### Problem to work on:
Transcribe the listing that follows in full, omitting pictures.
***** Collected material *****
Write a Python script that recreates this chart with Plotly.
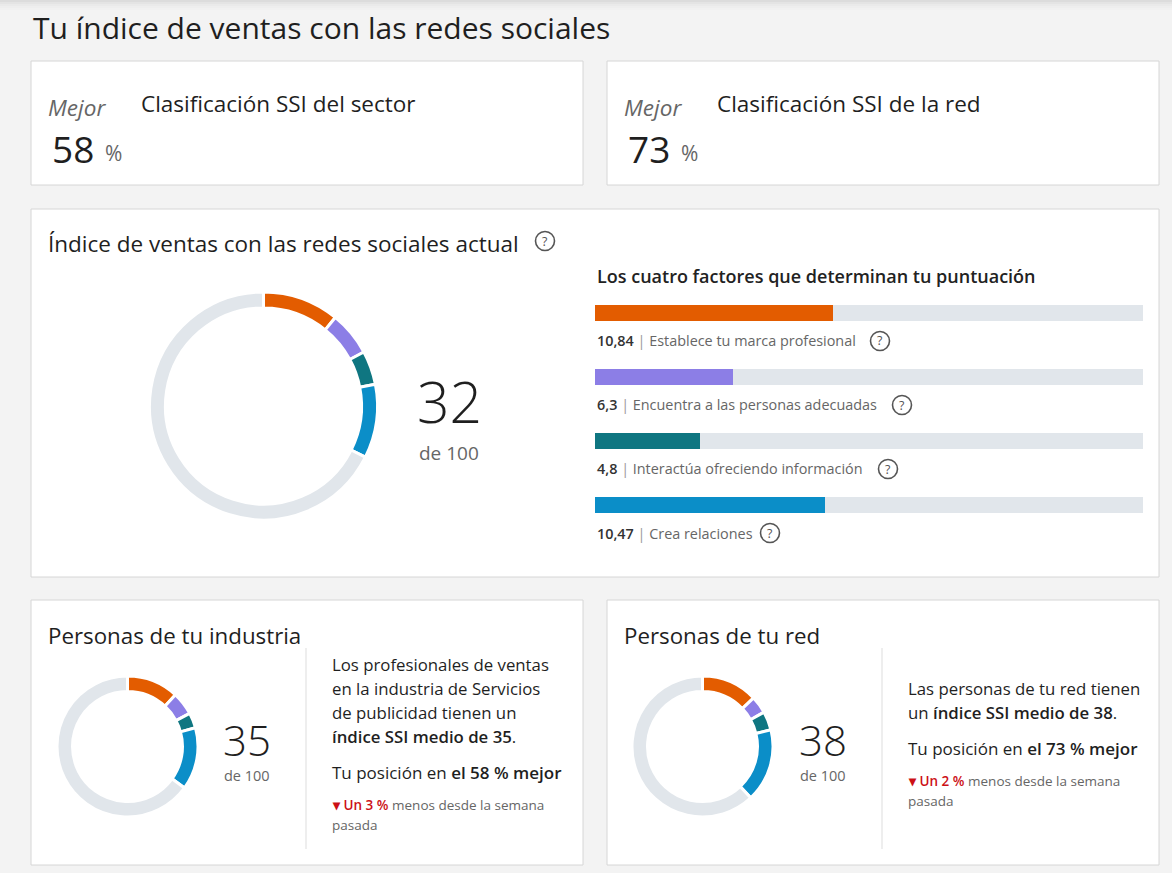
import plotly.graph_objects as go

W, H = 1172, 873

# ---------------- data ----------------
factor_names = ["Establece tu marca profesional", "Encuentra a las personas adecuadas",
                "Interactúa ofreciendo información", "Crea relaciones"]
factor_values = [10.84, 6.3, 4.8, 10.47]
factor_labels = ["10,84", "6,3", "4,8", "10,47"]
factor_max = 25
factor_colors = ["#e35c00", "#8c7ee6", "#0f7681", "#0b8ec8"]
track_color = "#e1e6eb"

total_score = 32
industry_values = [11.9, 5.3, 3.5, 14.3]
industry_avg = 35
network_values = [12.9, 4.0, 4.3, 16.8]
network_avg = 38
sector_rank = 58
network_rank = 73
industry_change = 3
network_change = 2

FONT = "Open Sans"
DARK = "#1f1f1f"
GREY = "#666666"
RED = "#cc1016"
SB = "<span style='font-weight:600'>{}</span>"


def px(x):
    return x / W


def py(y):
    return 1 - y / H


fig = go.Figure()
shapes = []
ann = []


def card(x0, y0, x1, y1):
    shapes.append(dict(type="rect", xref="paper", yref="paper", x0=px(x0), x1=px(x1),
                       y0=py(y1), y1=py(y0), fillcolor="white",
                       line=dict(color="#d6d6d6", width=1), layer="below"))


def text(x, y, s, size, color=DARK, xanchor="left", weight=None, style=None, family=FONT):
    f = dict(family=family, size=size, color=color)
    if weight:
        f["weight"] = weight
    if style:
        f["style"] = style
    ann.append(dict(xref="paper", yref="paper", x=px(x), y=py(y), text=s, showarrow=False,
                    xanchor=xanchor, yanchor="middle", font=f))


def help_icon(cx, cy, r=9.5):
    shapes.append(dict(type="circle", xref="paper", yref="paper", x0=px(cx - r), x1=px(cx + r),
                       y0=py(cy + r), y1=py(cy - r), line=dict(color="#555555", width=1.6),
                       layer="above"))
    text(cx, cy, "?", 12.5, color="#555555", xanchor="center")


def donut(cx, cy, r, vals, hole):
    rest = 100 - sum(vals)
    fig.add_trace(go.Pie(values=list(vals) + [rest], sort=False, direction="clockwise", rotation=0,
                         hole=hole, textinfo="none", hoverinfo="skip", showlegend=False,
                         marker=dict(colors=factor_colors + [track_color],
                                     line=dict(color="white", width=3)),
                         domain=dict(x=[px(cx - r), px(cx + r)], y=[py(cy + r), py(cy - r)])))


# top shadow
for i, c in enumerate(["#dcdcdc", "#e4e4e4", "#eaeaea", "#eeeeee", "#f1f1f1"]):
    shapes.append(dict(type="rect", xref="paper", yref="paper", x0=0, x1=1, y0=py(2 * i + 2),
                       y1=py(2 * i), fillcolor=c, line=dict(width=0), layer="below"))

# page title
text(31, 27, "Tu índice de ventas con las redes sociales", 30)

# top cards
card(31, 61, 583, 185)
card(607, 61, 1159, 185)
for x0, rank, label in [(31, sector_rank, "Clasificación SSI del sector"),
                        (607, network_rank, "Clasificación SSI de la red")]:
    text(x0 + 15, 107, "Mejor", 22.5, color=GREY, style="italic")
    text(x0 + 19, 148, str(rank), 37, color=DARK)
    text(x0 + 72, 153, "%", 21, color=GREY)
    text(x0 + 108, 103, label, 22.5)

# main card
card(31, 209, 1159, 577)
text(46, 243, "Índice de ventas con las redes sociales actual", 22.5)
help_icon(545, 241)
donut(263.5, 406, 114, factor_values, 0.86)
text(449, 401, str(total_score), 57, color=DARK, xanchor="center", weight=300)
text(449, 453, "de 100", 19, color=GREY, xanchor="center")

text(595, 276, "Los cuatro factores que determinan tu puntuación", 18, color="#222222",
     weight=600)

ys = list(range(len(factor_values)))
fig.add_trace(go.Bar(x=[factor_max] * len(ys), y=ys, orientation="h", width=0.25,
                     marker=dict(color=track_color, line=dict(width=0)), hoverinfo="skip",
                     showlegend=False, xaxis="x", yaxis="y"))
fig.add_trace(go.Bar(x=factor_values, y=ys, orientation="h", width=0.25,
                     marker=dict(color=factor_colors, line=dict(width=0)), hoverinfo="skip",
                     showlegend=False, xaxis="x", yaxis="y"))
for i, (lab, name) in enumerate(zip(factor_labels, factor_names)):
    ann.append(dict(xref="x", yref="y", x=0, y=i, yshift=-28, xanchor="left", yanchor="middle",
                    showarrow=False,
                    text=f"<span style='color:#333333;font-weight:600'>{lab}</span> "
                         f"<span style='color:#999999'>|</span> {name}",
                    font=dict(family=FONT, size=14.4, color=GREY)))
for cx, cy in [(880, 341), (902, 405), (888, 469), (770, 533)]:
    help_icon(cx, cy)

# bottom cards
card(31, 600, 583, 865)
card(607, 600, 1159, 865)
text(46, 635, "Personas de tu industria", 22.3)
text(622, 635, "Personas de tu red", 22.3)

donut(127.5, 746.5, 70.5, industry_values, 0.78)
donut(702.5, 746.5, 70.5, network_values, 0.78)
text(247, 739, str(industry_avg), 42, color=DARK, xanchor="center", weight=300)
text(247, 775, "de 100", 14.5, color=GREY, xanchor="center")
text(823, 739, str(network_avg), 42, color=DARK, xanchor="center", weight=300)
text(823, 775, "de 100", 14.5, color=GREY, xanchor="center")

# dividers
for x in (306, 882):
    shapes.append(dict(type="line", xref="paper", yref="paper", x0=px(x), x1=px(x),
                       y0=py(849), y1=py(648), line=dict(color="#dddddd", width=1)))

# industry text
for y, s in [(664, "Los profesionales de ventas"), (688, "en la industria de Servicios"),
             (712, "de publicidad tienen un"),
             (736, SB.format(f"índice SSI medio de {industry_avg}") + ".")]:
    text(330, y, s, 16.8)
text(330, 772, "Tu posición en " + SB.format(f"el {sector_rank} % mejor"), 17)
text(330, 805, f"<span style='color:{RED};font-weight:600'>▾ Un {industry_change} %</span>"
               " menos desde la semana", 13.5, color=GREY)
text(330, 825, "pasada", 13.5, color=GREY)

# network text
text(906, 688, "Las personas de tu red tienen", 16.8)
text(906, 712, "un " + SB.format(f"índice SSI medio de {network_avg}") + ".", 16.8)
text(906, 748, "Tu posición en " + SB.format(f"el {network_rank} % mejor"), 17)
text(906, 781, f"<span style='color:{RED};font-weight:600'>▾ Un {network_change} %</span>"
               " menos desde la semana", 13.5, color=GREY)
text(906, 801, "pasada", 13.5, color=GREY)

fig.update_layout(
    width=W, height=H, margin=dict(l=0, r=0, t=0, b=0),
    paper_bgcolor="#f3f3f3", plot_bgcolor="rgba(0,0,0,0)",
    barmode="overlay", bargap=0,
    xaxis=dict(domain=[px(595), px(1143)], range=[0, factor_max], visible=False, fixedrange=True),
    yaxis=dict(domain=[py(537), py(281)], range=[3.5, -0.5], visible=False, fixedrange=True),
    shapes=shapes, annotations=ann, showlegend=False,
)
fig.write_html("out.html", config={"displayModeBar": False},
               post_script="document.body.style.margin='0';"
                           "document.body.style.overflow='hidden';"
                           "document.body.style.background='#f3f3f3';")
*****
### The solution:
Write a Python script that recreates this chart with Plotly.
import plotly.graph_objects as go

W, H = 1172, 873

# ---------------- data ----------------
factor_names = ["Establece tu marca profesional", "Encuentra a las personas adecuadas",
                "Interactúa ofreciendo información", "Crea relaciones"]
factor_values = [10.84, 6.3, 4.8, 10.47]
factor_labels = ["10,84", "6,3", "4,8", "10,47"]
factor_max = 25
factor_colors = ["#e35c00", "#8c7ee6", "#0f7681", "#0b8ec8"]
track_color = "#e1e6eb"

total_score = 32
industry_values = [11.9, 5.3, 3.5, 14.3]
industry_avg = 35
network_values = [12.9, 4.0, 4.3, 16.8]
network_avg = 38
sector_rank = 58
network_rank = 73
industry_change = 3
network_change = 2

FONT = "Open Sans"
DARK = "#1f1f1f"
GREY = "#666666"
RED = "#cc1016"
SB = "<span style='font-weight:600'>{}</span>"


def px(x):
    return x / W


def py(y):
    return 1 - y / H


fig = go.Figure()
shapes = []
ann = []


def card(x0, y0, x1, y1):
    shapes.append(dict(type="rect", xref="paper", yref="paper", x0=px(x0), x1=px(x1),
                       y0=py(y1), y1=py(y0), fillcolor="white",
                       line=dict(color="#d6d6d6", width=1), layer="below"))


def text(x, y, s, size, color=DARK, xanchor="left", weight=None, style=None, family=FONT):
    f = dict(family=family, size=size, color=color)
    if weight:
        f["weight"] = weight
    if style:
        f["style"] = style
    ann.append(dict(xref="paper", yref="paper", x=px(x), y=py(y), text=s, showarrow=False,
                    xanchor=xanchor, yanchor="middle", font=f))


def help_icon(cx, cy, r=9.5):
    shapes.append(dict(type="circle", xref="paper", yref="paper", x0=px(cx - r), x1=px(cx + r),
                       y0=py(cy + r), y1=py(cy - r), line=dict(color="#555555", width=1.6),
                       layer="above"))
    text(cx, cy, "?", 12.5, color="#555555", xanchor="center")


def donut(cx, cy, r, vals, hole):
    rest = 100 - sum(vals)
    fig.add_trace(go.Pie(values=list(vals) + [rest], sort=False, direction="clockwise", rotation=0,
                         hole=hole, textinfo="none", hoverinfo="skip", showlegend=False,
                         marker=dict(colors=factor_colors + [track_color],
                                     line=dict(color="white", width=3)),
                         domain=dict(x=[px(cx - r), px(cx + r)], y=[py(cy + r), py(cy - r)])))


# top shadow
for i, c in enumerate(["#dcdcdc", "#e4e4e4", "#eaeaea", "#eeeeee", "#f1f1f1"]):
    shapes.append(dict(type="rect", xref="paper", yref="paper", x0=0, x1=1, y0=py(2 * i + 2),
                       y1=py(2 * i), fillcolor=c, line=dict(width=0), layer="below"))

# page title
text(31, 27, "Tu índice de ventas con las redes sociales", 30)

# top cards
card(31, 61, 583, 185)
card(607, 61, 1159, 185)
for x0, rank, label in [(31, sector_rank, "Clasificación SSI del sector"),
                        (607, network_rank, "Clasificación SSI de la red")]:
    text(x0 + 15, 107, "Mejor", 22.5, color=GREY, style="italic")
    text(x0 + 19, 148, str(rank), 37, color=DARK)
    text(x0 + 72, 153, "%", 21, color=GREY)
    text(x0 + 108, 103, label, 22.5)

# main card
card(31, 209, 1159, 577)
text(46, 243, "Índice de ventas con las redes sociales actual", 22.5)
help_icon(545, 241)
donut(263.5, 406, 114, factor_values, 0.86)
text(449, 401, str(total_score), 57, color=DARK, xanchor="center", weight=300)
text(449, 453, "de 100", 19, color=GREY, xanchor="center")

text(595, 276, "Los cuatro factores que determinan tu puntuación", 18, color="#222222",
     weight=600)

ys = list(range(len(factor_values)))
fig.add_trace(go.Bar(x=[factor_max] * len(ys), y=ys, orientation="h", width=0.25,
                     marker=dict(color=track_color, line=dict(width=0)), hoverinfo="skip",
                     showlegend=False, xaxis="x", yaxis="y"))
fig.add_trace(go.Bar(x=factor_values, y=ys, orientation="h", width=0.25,
                     marker=dict(color=factor_colors, line=dict(width=0)), hoverinfo="skip",
                     showlegend=False, xaxis="x", yaxis="y"))
for i, (lab, name) in enumerate(zip(factor_labels, factor_names)):
    ann.append(dict(xref="x", yref="y", x=0, y=i, yshift=-28, xanchor="left", yanchor="middle",
                    showarrow=False,
                    text=f"<span style='color:#333333;font-weight:600'>{lab}</span> "
                         f"<span style='color:#999999'>|</span> {name}",
                    font=dict(family=FONT, size=14.4, color=GREY)))
for cx, cy in [(880, 341), (902, 405), (888, 469), (770, 533)]:
    help_icon(cx, cy)

# bottom cards
card(31, 600, 583, 865)
card(607, 600, 1159, 865)
text(46, 635, "Personas de tu industria", 22.3)
text(622, 635, "Personas de tu red", 22.3)

donut(127.5, 746.5, 70.5, industry_values, 0.78)
donut(702.5, 746.5, 70.5, network_values, 0.78)
text(247, 739, str(industry_avg), 42, color=DARK, xanchor="center", weight=300)
text(247, 775, "de 100", 14.5, color=GREY, xanchor="center")
text(823, 739, str(network_avg), 42, color=DARK, xanchor="center", weight=300)
text(823, 775, "de 100", 14.5, color=GREY, xanchor="center")

# dividers
for x in (306, 882):
    shapes.append(dict(type="line", xref="paper", yref="paper", x0=px(x), x1=px(x),
                       y0=py(849), y1=py(648), line=dict(color="#dddddd", width=1)))

# industry text
for y, s in [(664, "Los profesionales de ventas"), (688, "en la industria de Servicios"),
             (712, "de publicidad tienen un"),
             (736, SB.format(f"índice SSI medio de {industry_avg}") + ".")]:
    text(330, y, s, 16.8)
text(330, 772, "Tu posición en " + SB.format(f"el {sector_rank} % mejor"), 17)
text(330, 805, f"<span style='color:{RED};font-weight:600'>▾ Un {industry_change} %</span>"
               " menos desde la semana", 13.5, color=GREY)
text(330, 825, "pasada", 13.5, color=GREY)

# network text
text(906, 688, "Las personas de tu red tienen", 16.8)
text(906, 712, "un " + SB.format(f"índice SSI medio de {network_avg}") + ".", 16.8)
text(906, 748, "Tu posición en " + SB.format(f"el {network_rank} % mejor"), 17)
text(906, 781, f"<span style='color:{RED};font-weight:600'>▾ Un {network_change} %</span>"
               " menos desde la semana", 13.5, color=GREY)
text(906, 801, "pasada", 13.5, color=GREY)

fig.update_layout(
    width=W, height=H, margin=dict(l=0, r=0, t=0, b=0),
    paper_bgcolor="#f3f3f3", plot_bgcolor="rgba(0,0,0,0)",
    barmode="overlay", bargap=0,
    xaxis=dict(domain=[px(595), px(1143)], range=[0, factor_max], visible=False, fixedrange=True),
    yaxis=dict(domain=[py(537), py(281)], range=[3.5, -0.5], visible=False, fixedrange=True),
    shapes=shapes, annotations=ann, showlegend=False,
)
fig.write_html("out.html", config={"displayModeBar": False},
               post_script="document.body.style.margin='0';"
                           "document.body.style.overflow='hidden';"
                           "document.body.style.background='#f3f3f3';")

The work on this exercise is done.